Extract each line bearing the word "seaborn".

=-=-=

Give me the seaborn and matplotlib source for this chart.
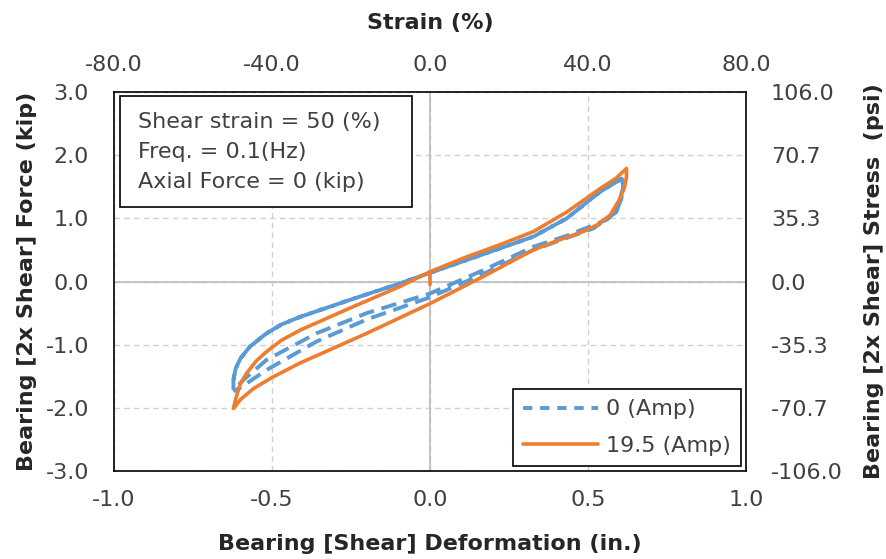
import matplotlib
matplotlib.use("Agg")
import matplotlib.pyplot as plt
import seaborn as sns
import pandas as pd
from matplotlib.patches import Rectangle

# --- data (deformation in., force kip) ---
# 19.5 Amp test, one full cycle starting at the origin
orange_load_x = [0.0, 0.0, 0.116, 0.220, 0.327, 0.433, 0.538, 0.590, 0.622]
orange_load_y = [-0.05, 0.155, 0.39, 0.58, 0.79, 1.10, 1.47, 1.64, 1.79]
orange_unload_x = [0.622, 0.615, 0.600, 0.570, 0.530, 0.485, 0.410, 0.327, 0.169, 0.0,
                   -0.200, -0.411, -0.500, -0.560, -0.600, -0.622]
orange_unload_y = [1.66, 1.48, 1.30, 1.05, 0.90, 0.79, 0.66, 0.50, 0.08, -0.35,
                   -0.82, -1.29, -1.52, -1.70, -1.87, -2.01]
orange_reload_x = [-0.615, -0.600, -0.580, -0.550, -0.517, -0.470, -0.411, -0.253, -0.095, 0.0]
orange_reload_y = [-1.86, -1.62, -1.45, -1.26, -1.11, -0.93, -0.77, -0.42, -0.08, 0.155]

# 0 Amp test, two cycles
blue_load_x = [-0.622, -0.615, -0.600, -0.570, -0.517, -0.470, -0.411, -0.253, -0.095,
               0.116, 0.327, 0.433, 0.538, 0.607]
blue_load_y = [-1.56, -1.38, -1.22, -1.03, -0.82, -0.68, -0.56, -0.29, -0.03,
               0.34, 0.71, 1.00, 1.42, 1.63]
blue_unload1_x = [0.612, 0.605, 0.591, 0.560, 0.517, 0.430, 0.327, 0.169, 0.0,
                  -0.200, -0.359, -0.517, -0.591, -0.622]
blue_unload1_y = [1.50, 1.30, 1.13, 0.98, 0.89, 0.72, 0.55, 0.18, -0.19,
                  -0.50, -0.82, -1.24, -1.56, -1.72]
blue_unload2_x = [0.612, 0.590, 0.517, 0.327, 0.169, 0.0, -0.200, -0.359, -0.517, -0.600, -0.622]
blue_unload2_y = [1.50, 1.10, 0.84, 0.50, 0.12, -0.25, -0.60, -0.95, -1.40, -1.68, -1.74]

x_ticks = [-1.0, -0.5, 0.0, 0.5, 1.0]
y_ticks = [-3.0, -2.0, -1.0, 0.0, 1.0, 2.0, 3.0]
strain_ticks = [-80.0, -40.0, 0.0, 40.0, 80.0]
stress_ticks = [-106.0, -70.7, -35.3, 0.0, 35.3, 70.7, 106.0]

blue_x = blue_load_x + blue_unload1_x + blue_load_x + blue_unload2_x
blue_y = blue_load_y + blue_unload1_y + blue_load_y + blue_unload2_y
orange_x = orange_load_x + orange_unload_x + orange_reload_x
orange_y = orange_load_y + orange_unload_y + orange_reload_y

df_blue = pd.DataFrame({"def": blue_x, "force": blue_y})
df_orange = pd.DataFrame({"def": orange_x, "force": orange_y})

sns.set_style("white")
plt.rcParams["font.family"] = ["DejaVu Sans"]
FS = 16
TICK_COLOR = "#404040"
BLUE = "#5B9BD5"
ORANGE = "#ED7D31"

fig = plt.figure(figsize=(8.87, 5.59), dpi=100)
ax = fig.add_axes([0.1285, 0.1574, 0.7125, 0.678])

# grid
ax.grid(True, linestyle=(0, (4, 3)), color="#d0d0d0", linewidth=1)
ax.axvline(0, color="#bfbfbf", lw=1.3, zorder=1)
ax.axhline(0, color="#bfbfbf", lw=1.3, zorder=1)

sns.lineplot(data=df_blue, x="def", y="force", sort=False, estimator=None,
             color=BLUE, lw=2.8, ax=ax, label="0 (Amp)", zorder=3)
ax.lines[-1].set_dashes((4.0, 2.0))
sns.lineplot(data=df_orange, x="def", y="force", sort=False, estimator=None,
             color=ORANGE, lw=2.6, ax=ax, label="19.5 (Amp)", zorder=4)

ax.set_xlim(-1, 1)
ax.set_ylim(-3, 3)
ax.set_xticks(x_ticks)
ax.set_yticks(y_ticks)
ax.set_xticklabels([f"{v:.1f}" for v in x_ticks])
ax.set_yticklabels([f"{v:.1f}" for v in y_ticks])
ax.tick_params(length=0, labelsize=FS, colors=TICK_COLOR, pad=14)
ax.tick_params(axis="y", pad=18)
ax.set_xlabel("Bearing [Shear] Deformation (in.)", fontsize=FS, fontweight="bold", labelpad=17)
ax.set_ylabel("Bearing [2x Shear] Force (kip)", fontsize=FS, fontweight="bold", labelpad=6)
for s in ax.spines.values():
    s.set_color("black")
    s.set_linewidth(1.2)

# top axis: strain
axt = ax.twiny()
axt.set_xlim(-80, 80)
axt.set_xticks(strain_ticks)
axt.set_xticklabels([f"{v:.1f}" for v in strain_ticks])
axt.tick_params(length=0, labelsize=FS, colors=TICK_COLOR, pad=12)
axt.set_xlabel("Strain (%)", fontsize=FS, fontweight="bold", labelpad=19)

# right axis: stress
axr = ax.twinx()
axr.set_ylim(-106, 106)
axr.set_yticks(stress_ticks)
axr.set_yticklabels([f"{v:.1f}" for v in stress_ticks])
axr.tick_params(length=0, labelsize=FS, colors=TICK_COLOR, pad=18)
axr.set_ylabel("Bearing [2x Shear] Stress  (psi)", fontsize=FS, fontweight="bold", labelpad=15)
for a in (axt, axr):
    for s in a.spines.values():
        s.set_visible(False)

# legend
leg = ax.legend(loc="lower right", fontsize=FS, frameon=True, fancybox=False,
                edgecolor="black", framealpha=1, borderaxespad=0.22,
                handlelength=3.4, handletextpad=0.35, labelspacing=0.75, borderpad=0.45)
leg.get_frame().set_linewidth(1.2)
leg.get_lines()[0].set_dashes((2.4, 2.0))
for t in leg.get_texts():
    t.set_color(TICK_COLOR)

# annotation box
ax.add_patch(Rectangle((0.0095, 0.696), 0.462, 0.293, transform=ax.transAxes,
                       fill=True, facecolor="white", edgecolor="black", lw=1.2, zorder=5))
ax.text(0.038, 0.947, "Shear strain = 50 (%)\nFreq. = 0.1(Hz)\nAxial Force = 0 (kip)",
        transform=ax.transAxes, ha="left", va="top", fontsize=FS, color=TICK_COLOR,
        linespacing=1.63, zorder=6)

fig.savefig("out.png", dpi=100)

=-=-=

**EXERCISE ANSWER:**
Give me the seaborn and matplotlib source for this chart.
import seaborn as sns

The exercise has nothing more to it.